The mosque was built from 784 onwards, on the ruines of the church that was destroyed by the invading Muslims. Until 987 the mosque had been extended several times. After the reconquest in 1236, the building was inaugurated as cathedral of Cordoba. Today the "Mezquita" building is both, a mosque and a cathedral.
The "Puerta de Almodóvar" is one of two medieval city gates still preserved. The city gate was the entrance from the west. Behind the wall, which was also preserved, is the "Jewish Quarter" of Cordoba. In the Moorish times there was also a gate at this place, called "Bab al-Chawz". The "Puerta de Almodóvar" was built in the 14th century under the rule of the "Reyes Christianos". The Christian kings liberated Spain from the Muslim occupation.
The Old Jewish Street "La Juderia" is one of the most beautiful districts of Cordoba. Typical are the whitewashed houses with quiet courtyards and iron balconies. Many small shops offer local goods and restaurants invite to a cosy rest.
The Romans spread in southern Iberia from the 2nd century BC and founded the city of "Cordova". The ruins of a roman Temle with impressive Corinthian columns remained. The Temple was built in the 1st century AD.
The well-preserved "Posada del Potro" is a model for housing in the 14th century. The apartments are grouped around a common courtyard, with a fountain in the middle. On the ground floor there have been workshops, with the apartments above.

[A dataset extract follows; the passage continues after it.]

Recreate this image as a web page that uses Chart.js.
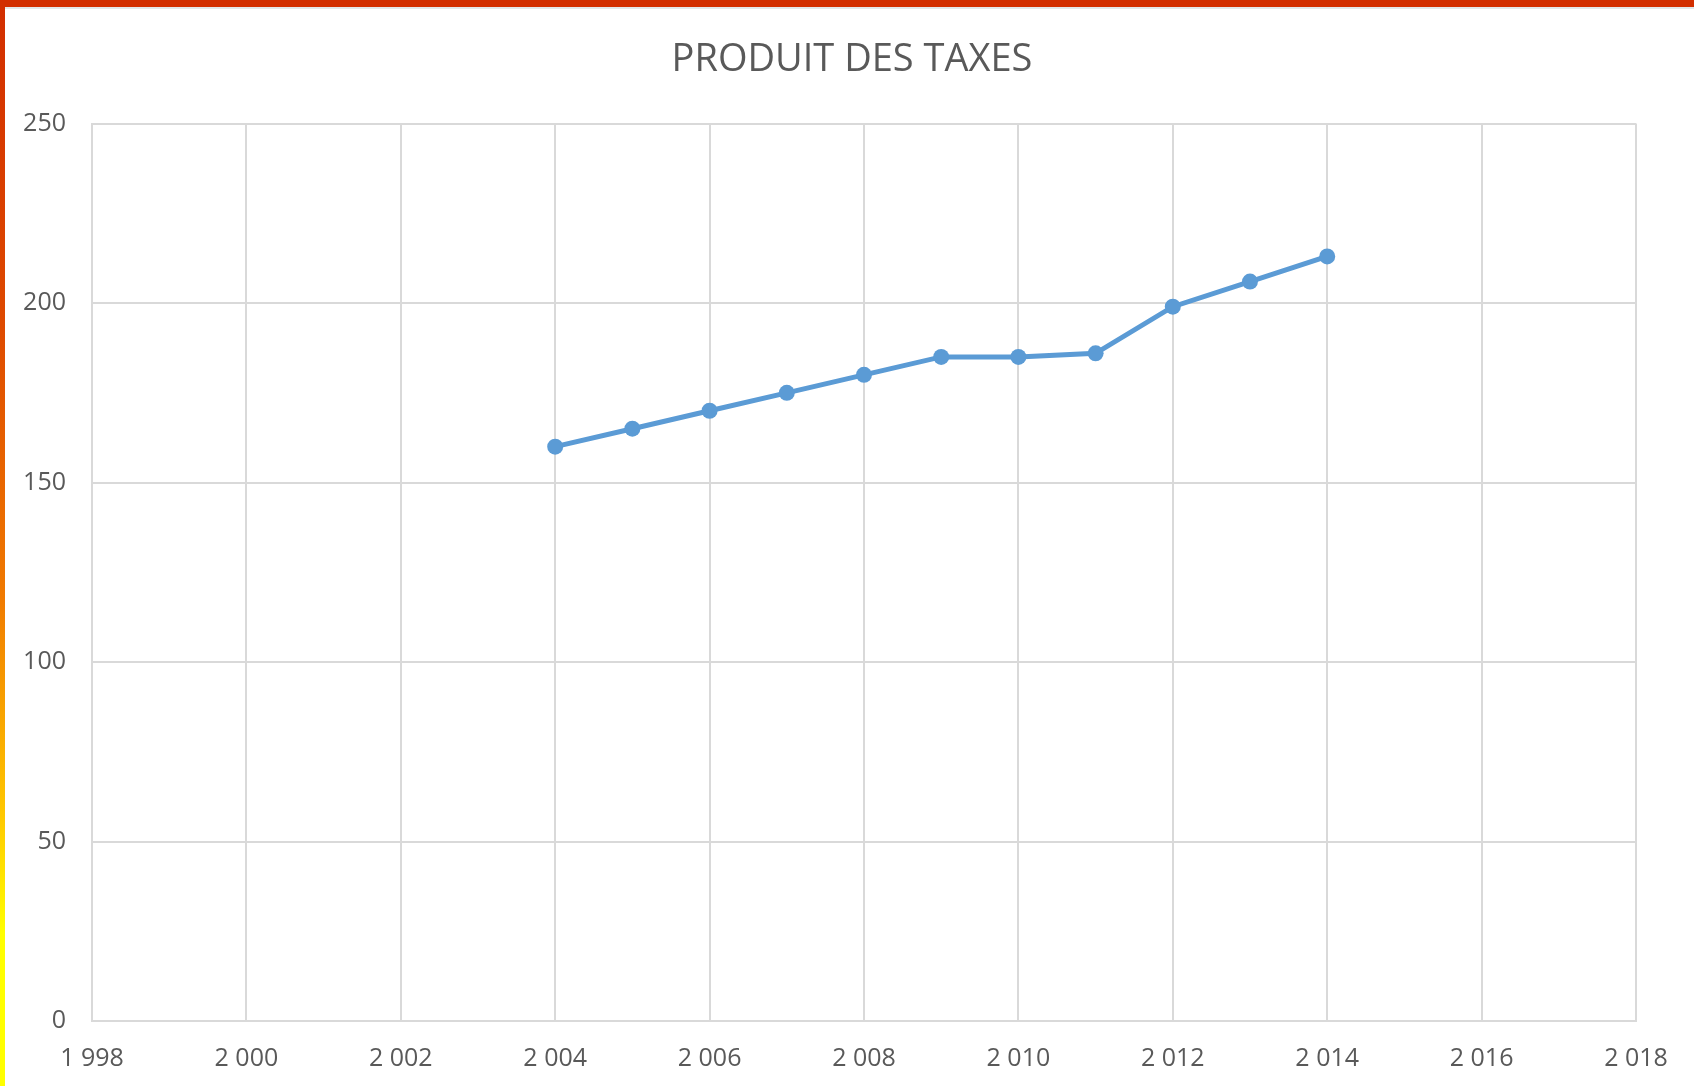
<!DOCTYPE html>
<html>
<head>
<meta charset="utf-8">
<script src="https://cdn.jsdelivr.net/npm/chart.js@4"></script>
<style>
  html, body { margin: 0; padding: 0; background: #ffffff; overflow: hidden; }
  #wrap { position: relative; width: 1694px; height: 1086px; }
  #topBar { position: absolute; left: 0; top: 0; width: 1694px; height: 7px; background: #d22e00; z-index: 2; }
  #topLine { position: absolute; left: 0; top: 7px; width: 1694px; height: 2px; background: #e3e7e9; z-index: 2; }
  #leftBar {
    position: absolute; left: 0; top: 0; width: 5px; height: 1086px; z-index: 3;
    background: linear-gradient(#d22e00 0%, #de4a00 30%, #f07a00 55%, #ffc800 75%, #ffff00 86%, #ffff00 100%);
  }
  canvas { position: absolute; left: 0; top: 0; }
</style>
</head>
<body>
<div id="wrap">
  <div id="topBar"></div>
  <div id="topLine"></div>
  <div id="leftBar"></div>
  <canvas id="taxChart" width="1694" height="1086"></canvas>
</div>
<script>
// Chart data
const years = [2004, 2005, 2006, 2007, 2008, 2009, 2010, 2011, 2012, 2013, 2014];
const taxValues = [160, 165, 170, 175, 180, 185, 185, 186, 199, 206, 213];
const chartTitle = 'PRODUIT DES TAXES';

const TEXT_COLOR = '#595959';
const GRID_COLOR = '#d9d9d9';
const LINE_COLOR = '#5b9bd5';
const FONT = '"Open Sans", "Noto Sans", sans-serif';

// "1 998" style thousands separator
function spaced(value) {
  return String(value).replace(/\B(?=(\d{3})+(?!\d))/g, ' ');
}

const ctx = document.getElementById('taxChart');

new Chart(ctx, {
  type: 'line',
  data: {
    datasets: [
      {
        label: chartTitle,
        data: years.map((year, i) => ({ x: year, y: taxValues[i] })),
        borderColor: LINE_COLOR,
        backgroundColor: LINE_COLOR,
        borderWidth: 5,
        pointRadius: 8,
        pointHoverRadius: 8,
        pointBorderWidth: 0,
        tension: 0
      }
    ]
  },
  options: {
    responsive: false,
    animation: false,
    layout: {
      // small left padding so the full-width title sits where Excel has it
      padding: { left: 10, right: 0, top: 0, bottom: 0 }
    },
    plugins: {
      legend: { display: false },
      tooltip: { enabled: false },
      title: {
        display: true,
        text: chartTitle,
        color: TEXT_COLOR,
        font: { family: FONT, size: 38, weight: 'normal' },
        padding: { top: 37, bottom: 41 }
      }
    },
    scales: {
      x: {
        type: 'linear',
        min: 1998,
        max: 2018,
        ticks: {
          stepSize: 2,
          color: TEXT_COLOR,
          font: { family: FONT, size: 25 },
          padding: 23,
          maxRotation: 0,
          callback: (value) => spaced(value)
        },
        grid: { color: GRID_COLOR, lineWidth: 2, drawTicks: false },
        border: { color: GRID_COLOR, width: 2 },
        afterFit: (scale) => {
          scale.height = 65;
          scale.paddingRight = 58;
        }
      },
      y: {
        min: 0,
        max: 250,
        ticks: {
          stepSize: 50,
          color: TEXT_COLOR,
          font: { family: FONT, size: 25 },
          padding: 26
        },
        grid: { color: GRID_COLOR, lineWidth: 2, drawTicks: false },
        border: { color: GRID_COLOR, width: 2 },
        afterFit: (scale) => { scale.width = 82; }
      }
    }
  }
});
</script>
</body>
</html>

The architect Antonio Ramos designed the square in the 17th century, based on the example of the "Plaza Mayor" in his hometown of Salamanca. This type of square design, with uniform facades, is typical for Castile and is rather untypical for Andalusia.
On the main shopping street of Cordoba, the "Calle José Cruz Conde", you will find the most magnificent commercial buildings in town, from the beginning of the 20th century. North of the "Plaza de Tendillas", the streets are getting wider and you will leave the narrow streets of the old town. This is where the modern Cordoba begins with elegant shops and department stores.
In 936 the "Caliph of Cordoba" had built this palace for his lady "az-Zahara". From 945 on, the palace was the seat of government of "al-Andalus". In 1031 the caliphat collapsed and in 1236 the Moors were defeated by Fernando III and the palace was abandoned. But the ruins are still very impressive.